Acórdão do Tribunal Central Administrativo Sul
Processo:923/18.0BELRS
Secção:CT
Data do Acordão:07/11/2019
Relator:JOAQUIM CONDESSO
Descritores:INCIDENTE DE REFORMA DE ACÓRDÃO.
FUNDAMENTOS.
Sumário:1. A possibilidade de dedução do incidente de reforma da sentença (acórdão) visa satisfazer a preocupação de realização efectiva e adequada do direito material e o entendimento de que será mais útil à paz social e ao prestígio e dignidade que a administração da Justiça coenvolve, corrigir do que perpetuar um erro juridicamente insustentável, conforme se retira do preâmbulo do dec.lei 329-A/95, de 12/12.

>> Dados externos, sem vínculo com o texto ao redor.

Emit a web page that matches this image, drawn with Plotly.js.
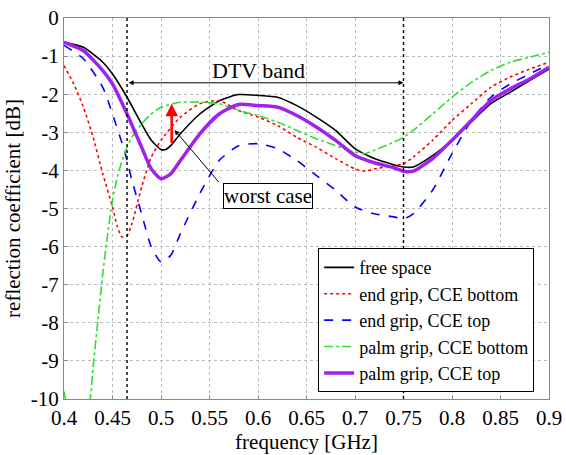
<!DOCTYPE html>
<html>
<head>
<meta charset="utf-8">
<script src="https://cdn.plot.ly/plotly-3.0.1.min.js"></script>
<style>html,body{margin:0;padding:0;background:#fff;}#chart{width:566px;height:455px;}</style>
</head>
<body>
<div id="chart"></div>
<script>
// ---- data ----
const freeX = [0.4,0.42,0.44,0.45,0.465,0.48,0.49,0.5,0.505,0.51,0.52,0.54,0.56,0.58,0.6,0.62,0.64,0.66,0.68,0.7,0.72,0.74,0.75,0.76,0.78,0.8,0.82,0.84,0.86,0.88,0.9];
const freeY = [-0.64,-0.77,-1.16,-1.47,-2.08,-2.78,-3.21,-3.45,-3.45,-3.35,-3.04,-2.52,-2.17,-2.01,-2.03,-2.08,-2.30,-2.60,-2.95,-3.43,-3.69,-3.85,-3.91,-3.91,-3.61,-3.21,-2.73,-2.25,-1.95,-1.64,-1.34];

const endBotX = [0.4,0.41,0.42,0.43,0.44,0.45,0.455,0.46,0.465,0.47,0.48,0.49,0.5,0.52,0.54,0.56,0.58,0.6,0.62,0.64,0.66,0.68,0.7,0.71,0.72,0.74,0.75,0.76,0.78,0.8,0.82,0.84,0.86,0.88,0.9];
const endBotY = [-1.25,-1.73,-2.34,-3.13,-4.09,-4.96,-5.48,-5.75,-5.71,-5.40,-4.44,-3.65,-3.21,-2.60,-2.25,-2.17,-2.43,-2.60,-2.82,-3.13,-3.39,-3.69,-3.96,-4.02,-3.96,-3.87,-3.83,-3.65,-3.21,-2.69,-2.25,-1.82,-1.55,-1.34,-1.16];

const endTopX = [0.4,0.42,0.44,0.45,0.46,0.465,0.47,0.48,0.49,0.5,0.51,0.52,0.54,0.56,0.58,0.6,0.62,0.64,0.66,0.68,0.7,0.72,0.74,0.75,0.76,0.78,0.8,0.82,0.84,0.86,0.88,0.9];
const endTopY = [-0.72,-1.07,-1.82,-2.52,-3.30,-3.74,-4.26,-5.14,-6.01,-6.40,-6.23,-5.66,-4.61,-3.74,-3.35,-3.30,-3.43,-3.74,-4.13,-4.52,-4.96,-5.14,-5.22,-5.27,-5.14,-4.52,-3.56,-2.69,-2.08,-1.73,-1.47,-1.21];

const palmBotX = [0.4,0.41,0.42,0.427,0.43,0.435,0.44,0.445,0.45,0.455,0.46,0.465,0.47,0.48,0.49,0.5,0.52,0.54,0.56,0.58,0.6,0.62,0.64,0.66,0.68,0.7,0.71,0.72,0.74,0.75,0.76,0.78,0.8,0.82,0.84,0.86,0.88,0.9];
const palmBotY = [-9.8,-10.8,-10.6,-10.0,-9.15,-7.93,-6.71,-5.66,-4.79,-4.17,-3.74,-3.39,-3.13,-2.78,-2.52,-2.34,-2.21,-2.21,-2.25,-2.43,-2.56,-2.73,-2.95,-3.17,-3.35,-3.52,-3.56,-3.47,-3.26,-3.13,-2.95,-2.52,-2.08,-1.69,-1.38,-1.16,-1.03,-0.90];

const palmTopX = [0.4,0.42,0.44,0.45,0.465,0.48,0.49,0.5,0.51,0.52,0.54,0.56,0.58,0.6,0.62,0.64,0.66,0.68,0.7,0.72,0.74,0.75,0.76,0.78,0.8,0.82,0.84,0.86,0.88,0.9];
const palmTopY = [-0.64,-0.86,-1.38,-1.73,-2.52,-3.39,-3.96,-4.22,-4.09,-3.74,-3.04,-2.52,-2.27,-2.30,-2.34,-2.56,-2.86,-3.21,-3.61,-3.80,-3.93,-4.02,-4.02,-3.69,-3.21,-2.69,-2.17,-1.86,-1.60,-1.29];

const xTicks = [0.4,0.45,0.5,0.55,0.6,0.65,0.7,0.75,0.8,0.85,0.9];
const xTickText = ['0.4','0.45','0.5','0.55','0.6','0.65','0.7','0.75','0.8','0.85','0.9'];
const yTicks = [0,-1,-2,-3,-4,-5,-6,-7,-8,-9,-10];
const yTickText = ['0','-1','-2','-3','-4','-5','-6','-7','-8','-9','-10'];

const bandEdges = [0.465, 0.75];
const worstX = 0.511, worstFrom = -3.32, worstTo = -2.25;

const FONT = 'Liberation Serif';

const traces = [
  {x: freeX, y: freeY, name: 'free space', mode: 'lines', line: {color: '#000000', width: 1.6, shape: 'spline', smoothing: 0.6}},
  {x: endBotX, y: endBotY, name: 'end grip, CCE bottom', mode: 'lines', line: {color: '#ff0000', width: 1.6, dash: 'dot', shape: 'spline', smoothing: 0.6}},
  {x: endTopX, y: endTopY, name: 'end grip, CCE top', mode: 'lines', line: {color: '#0000ff', width: 1.6, dash: 'dash', shape: 'spline', smoothing: 0.6}},
  {x: palmBotX, y: palmBotY, name: 'palm grip, CCE bottom', mode: 'lines', line: {color: '#33dd33', width: 1.6, dash: 'dashdot', shape: 'spline', smoothing: 0.6}},
  {x: palmTopX, y: palmTopY, name: 'palm grip, CCE top', mode: 'lines', line: {color: '#a020f0', width: 3.5, shape: 'spline', smoothing: 0.6}}
];

const shapes = bandEdges.map(b => ({type: 'line', xref: 'x', yref: 'y', x0: b, x1: b, y0: -10, y1: 0, line: {color: '#000', width: 1.4, dash: 'dot'}, layer: 'above'}));

const annotations = [
  {x: bandEdges[1], y: -1.7, ax: bandEdges[0], ay: -1.7, xref: 'x', yref: 'y', axref: 'x', ayref: 'y', text: '', showarrow: true, arrowhead: 2, startarrowhead: 2, arrowside: 'end+start', arrowsize: 1, arrowwidth: 1, arrowcolor: '#000'},
  {x: 0.6, y: -1.38, xref: 'x', yref: 'y', text: 'DTV band', showarrow: false, font: {family: FONT, size: 22, color: '#000'}},
  {x: worstX, y: worstTo, ax: worstX, ay: worstFrom, xref: 'x', yref: 'y', axref: 'x', ayref: 'y', text: '', showarrow: true, arrowhead: 2, arrowsize: 1, arrowwidth: 2.5, arrowcolor: '#ff0000'},
  {x: 0.514, y: -2.94, ax: 0.561, ay: -4.35, xref: 'x', yref: 'y', axref: 'x', ayref: 'y', text: '', showarrow: true, arrowhead: 2, arrowsize: 1, arrowwidth: 1, arrowcolor: '#000'},
  {x: 0.61, y: -4.68, xref: 'x', yref: 'y', text: 'worst case', showarrow: false, font: {family: FONT, size: 21, color: '#000'}, bgcolor: '#fff', bordercolor: '#000', borderwidth: 1, borderpad: 0}
];

const layout = {
  width: 566, height: 455,
  margin: {l: 64, r: 17, t: 18, b: 56},
  paper_bgcolor: '#fff', plot_bgcolor: '#fff',
  font: {family: FONT, size: 20, color: '#000'},
  showlegend: true,
  legend: {x: 0.524, y: 0.018, xanchor: 'left', yanchor: 'bottom', bgcolor: '#fff', bordercolor: '#000', borderwidth: 1, font: {family: FONT, size: 18, color: '#000'}, tracegroupgap: 0, itemwidth: 30},
  xaxis: {range: [0.4, 0.9], tickvals: xTicks, ticktext: xTickText, showgrid: true, gridcolor: '#bbbbbb', griddash: 'dot', gridwidth: 1, zeroline: false, showline: true, linecolor: '#888', mirror: true, ticks: 'inside', ticklen: 4, tickcolor: '#888', tickfont: {family: FONT, size: 21, color: '#000'}, title: {text: 'frequency [GHz]', font: {family: FONT, size: 21, color: '#000'}, standoff: 2}},
  yaxis: {range: [-10, 0], tickvals: yTicks, ticktext: yTickText, showgrid: true, gridcolor: '#bbbbbb', griddash: 'dot', gridwidth: 1, zeroline: false, showline: true, linecolor: '#888', mirror: true, ticks: 'inside', ticklen: 4, tickcolor: '#888', tickfont: {family: FONT, size: 21, color: '#000'}, title: {text: 'reflection coefficient [dB]', font: {family: FONT, size: 21, color: '#000'}, standoff: 4}},
  shapes: shapes,
  annotations: annotations
};

Plotly.newPlot('chart', traces, layout, {displayModeBar: false, staticPlot: true});
</script>
</body>
</html>
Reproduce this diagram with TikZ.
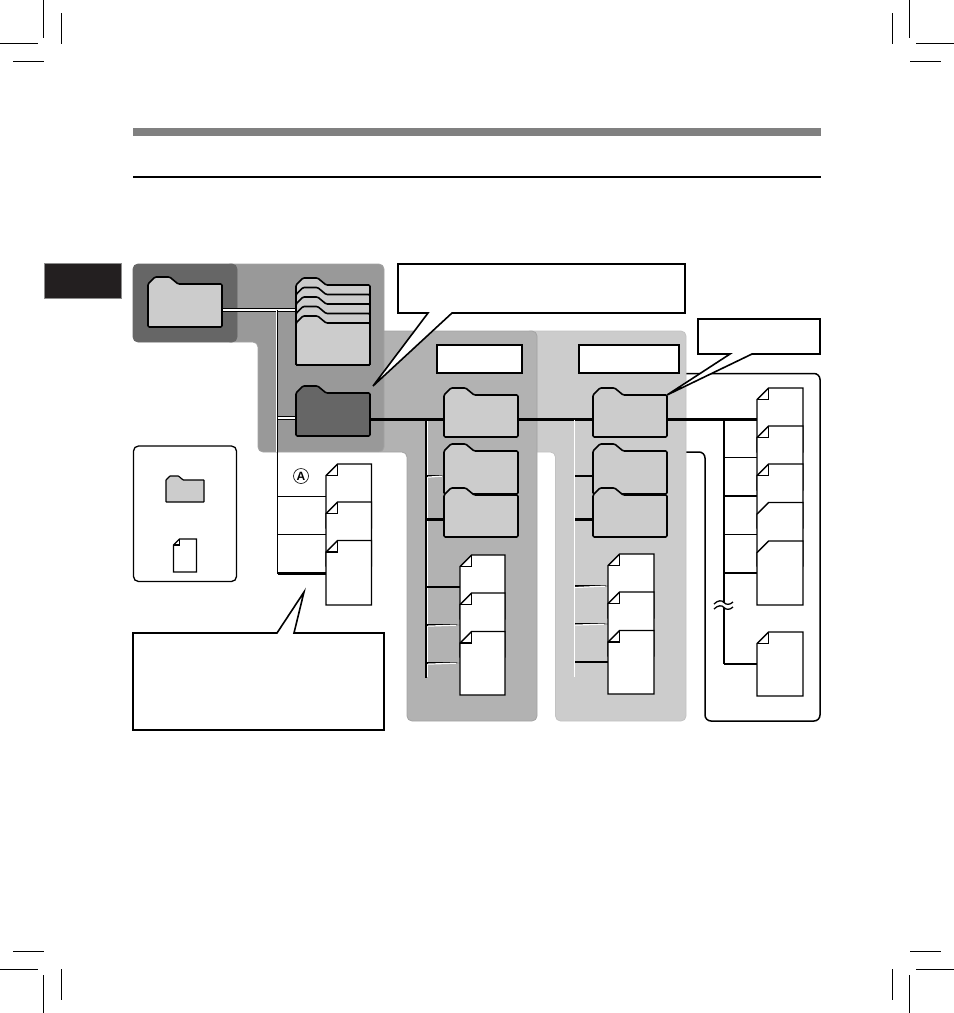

2. No que, especificamente, diz respeito ao incidente de reforma de acórdão, admite o legislador (a partir da reforma do C. P. Civil introduzida pelo dec.lei 329-A/95, de 12/12) que as partes possam deduzir tal incidente, nos termos das disposições combinadas dos artºs.616, nº.2, als.a) e b), e 666, do C.P.Civil (aplicáveis ao processo judicial tributário “ex vi” do artº.2, al.e), do C.P.P.T.), quando, não admitindo a decisão judicial recurso, tenha ocorrido manifesto lapso do juiz na determinação da norma aplicável ou na qualificação jurídica dos factos ou, igualmente, quando constar do processo prova documental com força probatória plena (cfr.artº.371, do C.Civil) ou quaisquer elementos que, só por si, impliquem, necessariamente, decisão diversa da proferida e que o juiz, por lapso manifesto, não haja tomado em consideração.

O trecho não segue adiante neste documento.